Martin Reinicke (Jena / DE), Sascha D. Braun (Jena / DE), Celia Diezel (Jena / DE), Oliver Lemuth (Jena / DE), Ines Engelmann (Jena / DE), Theresa Liebe (Jena / DE), Ralf Ehricht (Jena / DE)
Introduction: Detecting target DNA at low concentrations poses a significant challenge in molecular diagnostics. Achieving high sensitivity is crucial for accurate detection, especially in cases of clinically manifest sepsis, where bacterial concentrations in the blood can be extremely low (one bacterial cell/CFU ml blood). The sample matrix, especially blood, adversely affects accuracy and sensitivity due to the presence of residual background DNA. To overcome this problem, we developed a targeted pre-amplification of marker sequences to enhance the diagnostic sensitivity down to a level of single molecules.
Material and methods: For this purpose, a sample preparation of whole blood samples directly followed by a downstream pre-amplification was developed, which amplifies species-specific and resistance markers in a multiplex procedure. A panel of 24 markers was defined. The pre-amplification was performed in a multiplex approach and quantified by qPCR. The method was tested with blood samples that were spiked with several Gram-positive and Gram-negative bacterial pathogens.
Results: When applying pre-amplification techniques, the sensitivity of the pathogen detection in whole blood samples was up to 100 times higher than in non-pre-amplified samples.
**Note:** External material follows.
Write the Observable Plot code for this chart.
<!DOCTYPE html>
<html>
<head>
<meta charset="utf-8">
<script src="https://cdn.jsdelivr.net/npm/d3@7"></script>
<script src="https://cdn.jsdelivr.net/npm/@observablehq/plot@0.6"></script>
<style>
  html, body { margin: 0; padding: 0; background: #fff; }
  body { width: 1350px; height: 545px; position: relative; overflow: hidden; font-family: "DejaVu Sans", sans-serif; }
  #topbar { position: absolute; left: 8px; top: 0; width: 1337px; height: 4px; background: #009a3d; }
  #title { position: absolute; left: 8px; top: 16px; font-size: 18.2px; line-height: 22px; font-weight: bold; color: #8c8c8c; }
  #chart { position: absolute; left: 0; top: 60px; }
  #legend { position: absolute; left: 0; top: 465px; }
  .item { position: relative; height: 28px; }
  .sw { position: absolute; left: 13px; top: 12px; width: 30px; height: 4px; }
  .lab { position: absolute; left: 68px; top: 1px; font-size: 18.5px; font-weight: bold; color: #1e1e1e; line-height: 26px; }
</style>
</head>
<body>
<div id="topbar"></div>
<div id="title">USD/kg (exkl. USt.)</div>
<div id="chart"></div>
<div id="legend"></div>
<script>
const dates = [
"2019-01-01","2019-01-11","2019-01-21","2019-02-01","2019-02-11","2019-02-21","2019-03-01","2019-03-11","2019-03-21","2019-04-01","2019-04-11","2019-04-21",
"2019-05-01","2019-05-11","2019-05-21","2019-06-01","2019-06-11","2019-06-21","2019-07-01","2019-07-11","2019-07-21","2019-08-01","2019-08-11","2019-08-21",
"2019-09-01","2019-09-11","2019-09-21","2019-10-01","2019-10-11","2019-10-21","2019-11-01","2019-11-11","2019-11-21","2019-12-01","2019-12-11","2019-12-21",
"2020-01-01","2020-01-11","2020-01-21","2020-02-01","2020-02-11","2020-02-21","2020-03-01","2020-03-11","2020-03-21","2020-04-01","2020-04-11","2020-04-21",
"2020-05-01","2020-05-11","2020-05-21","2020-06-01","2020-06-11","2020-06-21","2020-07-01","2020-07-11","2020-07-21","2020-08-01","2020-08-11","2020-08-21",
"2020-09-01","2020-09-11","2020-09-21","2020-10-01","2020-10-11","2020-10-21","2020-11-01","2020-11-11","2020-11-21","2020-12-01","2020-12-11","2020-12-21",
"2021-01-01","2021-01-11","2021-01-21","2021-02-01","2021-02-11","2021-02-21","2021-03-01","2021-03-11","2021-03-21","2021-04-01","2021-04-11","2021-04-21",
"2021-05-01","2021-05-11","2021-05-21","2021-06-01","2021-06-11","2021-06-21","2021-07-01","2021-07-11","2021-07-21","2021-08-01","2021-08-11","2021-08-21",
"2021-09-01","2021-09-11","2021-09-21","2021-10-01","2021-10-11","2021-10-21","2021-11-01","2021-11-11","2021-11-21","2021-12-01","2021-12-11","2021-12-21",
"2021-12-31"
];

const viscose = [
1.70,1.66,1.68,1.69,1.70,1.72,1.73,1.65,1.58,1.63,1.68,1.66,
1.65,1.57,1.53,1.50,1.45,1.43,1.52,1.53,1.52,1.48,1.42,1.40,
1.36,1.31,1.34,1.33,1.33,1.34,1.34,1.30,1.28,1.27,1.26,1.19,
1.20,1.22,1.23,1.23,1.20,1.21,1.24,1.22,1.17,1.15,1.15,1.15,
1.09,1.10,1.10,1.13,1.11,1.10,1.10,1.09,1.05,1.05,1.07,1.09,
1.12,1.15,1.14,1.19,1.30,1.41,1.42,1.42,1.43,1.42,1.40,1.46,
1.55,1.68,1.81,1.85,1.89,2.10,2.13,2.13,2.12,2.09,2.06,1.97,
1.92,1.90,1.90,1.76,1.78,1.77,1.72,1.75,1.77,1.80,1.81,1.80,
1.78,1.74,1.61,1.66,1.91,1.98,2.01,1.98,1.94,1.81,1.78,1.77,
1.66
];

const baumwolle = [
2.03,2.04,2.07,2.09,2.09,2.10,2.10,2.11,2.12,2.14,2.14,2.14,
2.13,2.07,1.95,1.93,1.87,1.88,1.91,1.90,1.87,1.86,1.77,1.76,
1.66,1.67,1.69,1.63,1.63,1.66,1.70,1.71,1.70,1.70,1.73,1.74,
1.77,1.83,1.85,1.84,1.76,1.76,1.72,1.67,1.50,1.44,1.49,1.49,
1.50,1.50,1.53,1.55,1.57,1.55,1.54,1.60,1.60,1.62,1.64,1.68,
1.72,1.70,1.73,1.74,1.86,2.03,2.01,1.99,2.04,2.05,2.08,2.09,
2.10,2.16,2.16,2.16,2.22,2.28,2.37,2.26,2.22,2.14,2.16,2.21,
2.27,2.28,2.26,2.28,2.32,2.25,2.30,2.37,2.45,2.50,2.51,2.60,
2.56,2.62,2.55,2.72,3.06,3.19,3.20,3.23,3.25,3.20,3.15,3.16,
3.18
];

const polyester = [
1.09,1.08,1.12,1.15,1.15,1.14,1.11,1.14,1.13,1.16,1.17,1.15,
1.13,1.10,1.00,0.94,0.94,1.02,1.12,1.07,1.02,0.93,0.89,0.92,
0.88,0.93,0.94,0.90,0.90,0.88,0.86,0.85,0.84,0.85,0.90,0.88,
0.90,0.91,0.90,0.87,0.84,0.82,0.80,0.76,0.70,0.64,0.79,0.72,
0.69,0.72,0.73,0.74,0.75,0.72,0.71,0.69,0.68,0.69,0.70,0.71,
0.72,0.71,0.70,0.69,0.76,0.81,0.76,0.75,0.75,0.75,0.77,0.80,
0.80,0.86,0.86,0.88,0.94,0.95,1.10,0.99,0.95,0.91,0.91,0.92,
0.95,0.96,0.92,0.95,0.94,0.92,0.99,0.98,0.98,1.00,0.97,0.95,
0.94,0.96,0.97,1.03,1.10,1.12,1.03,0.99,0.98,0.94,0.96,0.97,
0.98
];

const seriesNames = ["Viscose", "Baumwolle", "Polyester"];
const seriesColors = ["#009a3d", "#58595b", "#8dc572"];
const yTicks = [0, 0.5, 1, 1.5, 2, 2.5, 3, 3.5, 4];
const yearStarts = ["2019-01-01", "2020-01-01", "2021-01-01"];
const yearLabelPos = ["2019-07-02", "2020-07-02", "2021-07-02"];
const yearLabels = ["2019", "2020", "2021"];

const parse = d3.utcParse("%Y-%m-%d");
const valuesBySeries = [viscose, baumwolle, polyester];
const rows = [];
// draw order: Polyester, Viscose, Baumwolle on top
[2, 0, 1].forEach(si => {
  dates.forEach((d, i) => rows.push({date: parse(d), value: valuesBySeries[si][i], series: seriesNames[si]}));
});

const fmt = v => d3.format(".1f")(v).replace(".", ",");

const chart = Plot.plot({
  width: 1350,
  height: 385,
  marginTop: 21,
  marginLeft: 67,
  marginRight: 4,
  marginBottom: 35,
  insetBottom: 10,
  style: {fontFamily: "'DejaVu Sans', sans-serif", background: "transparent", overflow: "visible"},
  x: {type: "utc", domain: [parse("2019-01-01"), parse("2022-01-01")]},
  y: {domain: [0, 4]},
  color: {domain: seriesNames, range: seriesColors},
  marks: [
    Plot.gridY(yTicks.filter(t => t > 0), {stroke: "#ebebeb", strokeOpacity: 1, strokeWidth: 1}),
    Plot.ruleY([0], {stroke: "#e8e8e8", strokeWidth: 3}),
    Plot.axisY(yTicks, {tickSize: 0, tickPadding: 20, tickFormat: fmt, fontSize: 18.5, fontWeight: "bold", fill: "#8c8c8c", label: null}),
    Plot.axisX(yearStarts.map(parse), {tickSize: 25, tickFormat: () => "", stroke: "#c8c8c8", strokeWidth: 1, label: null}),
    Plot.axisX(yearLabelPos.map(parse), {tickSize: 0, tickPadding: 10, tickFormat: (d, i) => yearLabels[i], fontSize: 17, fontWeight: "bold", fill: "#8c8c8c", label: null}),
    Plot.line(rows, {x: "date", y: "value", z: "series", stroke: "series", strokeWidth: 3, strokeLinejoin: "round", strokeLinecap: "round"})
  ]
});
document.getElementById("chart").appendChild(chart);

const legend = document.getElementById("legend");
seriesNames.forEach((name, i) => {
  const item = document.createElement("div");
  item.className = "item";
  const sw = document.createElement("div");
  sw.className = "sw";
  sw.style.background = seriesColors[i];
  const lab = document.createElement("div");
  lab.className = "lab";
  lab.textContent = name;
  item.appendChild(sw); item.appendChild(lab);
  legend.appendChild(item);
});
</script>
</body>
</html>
By applying this method to artificially spiked blood samples, it was possible to demonstrate a sensitivity of 1 colony-forming unit (CFU) per millilitre of blood for S. aureus and E. faecium. A detection limit of 28 and 383 CFU per ml of blood was achieved for E. coli and K. pneumoniae, respectively.
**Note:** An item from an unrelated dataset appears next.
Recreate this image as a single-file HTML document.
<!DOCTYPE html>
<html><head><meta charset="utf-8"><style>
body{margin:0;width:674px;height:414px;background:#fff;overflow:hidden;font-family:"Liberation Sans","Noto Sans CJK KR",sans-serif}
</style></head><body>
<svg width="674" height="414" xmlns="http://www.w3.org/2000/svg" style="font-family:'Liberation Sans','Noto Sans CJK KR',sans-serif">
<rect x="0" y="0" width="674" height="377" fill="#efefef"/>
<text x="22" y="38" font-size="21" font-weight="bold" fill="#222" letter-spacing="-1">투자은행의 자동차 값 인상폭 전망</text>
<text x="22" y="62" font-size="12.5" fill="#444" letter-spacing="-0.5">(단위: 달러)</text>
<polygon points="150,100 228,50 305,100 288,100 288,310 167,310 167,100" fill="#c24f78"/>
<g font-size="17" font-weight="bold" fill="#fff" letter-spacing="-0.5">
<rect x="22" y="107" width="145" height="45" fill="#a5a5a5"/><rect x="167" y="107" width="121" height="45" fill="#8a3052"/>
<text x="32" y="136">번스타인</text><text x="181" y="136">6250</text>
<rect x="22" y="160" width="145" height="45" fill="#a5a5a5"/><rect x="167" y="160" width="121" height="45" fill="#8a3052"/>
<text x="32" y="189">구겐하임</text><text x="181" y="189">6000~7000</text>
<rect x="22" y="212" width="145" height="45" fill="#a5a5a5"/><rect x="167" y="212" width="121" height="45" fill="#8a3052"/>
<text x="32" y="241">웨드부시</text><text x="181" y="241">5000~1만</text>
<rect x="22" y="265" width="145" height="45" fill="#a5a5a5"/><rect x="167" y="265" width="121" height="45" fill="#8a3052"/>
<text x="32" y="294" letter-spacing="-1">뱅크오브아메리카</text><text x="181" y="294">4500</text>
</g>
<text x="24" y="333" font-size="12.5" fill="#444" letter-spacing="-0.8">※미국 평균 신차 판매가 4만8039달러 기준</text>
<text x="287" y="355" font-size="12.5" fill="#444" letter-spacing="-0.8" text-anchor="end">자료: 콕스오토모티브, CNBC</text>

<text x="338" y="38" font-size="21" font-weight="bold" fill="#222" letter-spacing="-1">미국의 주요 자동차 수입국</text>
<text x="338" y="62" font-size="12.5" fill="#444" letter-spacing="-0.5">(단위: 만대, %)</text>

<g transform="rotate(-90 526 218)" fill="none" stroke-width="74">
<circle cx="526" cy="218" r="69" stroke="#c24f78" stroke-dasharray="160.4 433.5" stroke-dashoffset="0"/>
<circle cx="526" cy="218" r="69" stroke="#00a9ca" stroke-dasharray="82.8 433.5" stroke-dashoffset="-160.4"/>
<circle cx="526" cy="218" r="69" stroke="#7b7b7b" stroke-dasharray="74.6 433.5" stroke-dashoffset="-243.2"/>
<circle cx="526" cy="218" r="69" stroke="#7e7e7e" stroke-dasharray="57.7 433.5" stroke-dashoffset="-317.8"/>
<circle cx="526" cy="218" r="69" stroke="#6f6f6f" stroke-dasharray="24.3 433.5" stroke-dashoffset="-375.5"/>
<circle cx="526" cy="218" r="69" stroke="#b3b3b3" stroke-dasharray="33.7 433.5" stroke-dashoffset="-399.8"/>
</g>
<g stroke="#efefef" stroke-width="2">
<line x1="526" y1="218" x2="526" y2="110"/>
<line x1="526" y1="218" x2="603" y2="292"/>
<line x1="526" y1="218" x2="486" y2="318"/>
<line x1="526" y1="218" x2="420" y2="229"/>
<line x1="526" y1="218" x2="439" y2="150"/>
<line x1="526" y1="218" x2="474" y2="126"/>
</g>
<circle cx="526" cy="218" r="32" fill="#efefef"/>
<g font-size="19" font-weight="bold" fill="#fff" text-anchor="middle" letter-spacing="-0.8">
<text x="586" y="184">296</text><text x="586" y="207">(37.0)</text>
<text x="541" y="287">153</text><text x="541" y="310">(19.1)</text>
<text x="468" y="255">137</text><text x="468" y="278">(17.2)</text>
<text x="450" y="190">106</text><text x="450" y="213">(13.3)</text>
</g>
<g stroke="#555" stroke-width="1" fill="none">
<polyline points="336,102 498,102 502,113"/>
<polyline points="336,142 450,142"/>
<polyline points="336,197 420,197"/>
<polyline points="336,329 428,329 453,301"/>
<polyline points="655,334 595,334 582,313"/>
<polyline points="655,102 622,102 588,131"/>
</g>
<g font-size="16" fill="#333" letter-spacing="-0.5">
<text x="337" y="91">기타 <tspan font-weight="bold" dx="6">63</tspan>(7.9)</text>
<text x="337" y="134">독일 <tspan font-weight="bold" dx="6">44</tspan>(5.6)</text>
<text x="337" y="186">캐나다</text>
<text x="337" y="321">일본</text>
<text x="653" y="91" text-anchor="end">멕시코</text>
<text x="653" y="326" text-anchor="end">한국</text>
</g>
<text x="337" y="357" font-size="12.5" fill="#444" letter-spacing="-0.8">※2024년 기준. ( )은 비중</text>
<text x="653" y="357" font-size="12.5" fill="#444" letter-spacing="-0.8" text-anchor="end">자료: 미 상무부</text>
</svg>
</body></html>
Summary: In the present study, we have established a method that bridges the analytical gap between low concentrations of molecular markers and the minimum requirements for molecular testing. If the sensitivity is also confirmed for real clinical blood samples from septic patients, the novel technique can be used for pathogen detection without cultivation, which might help to accelerate diagnostics and, thus, to decrease sepsis mortality rates.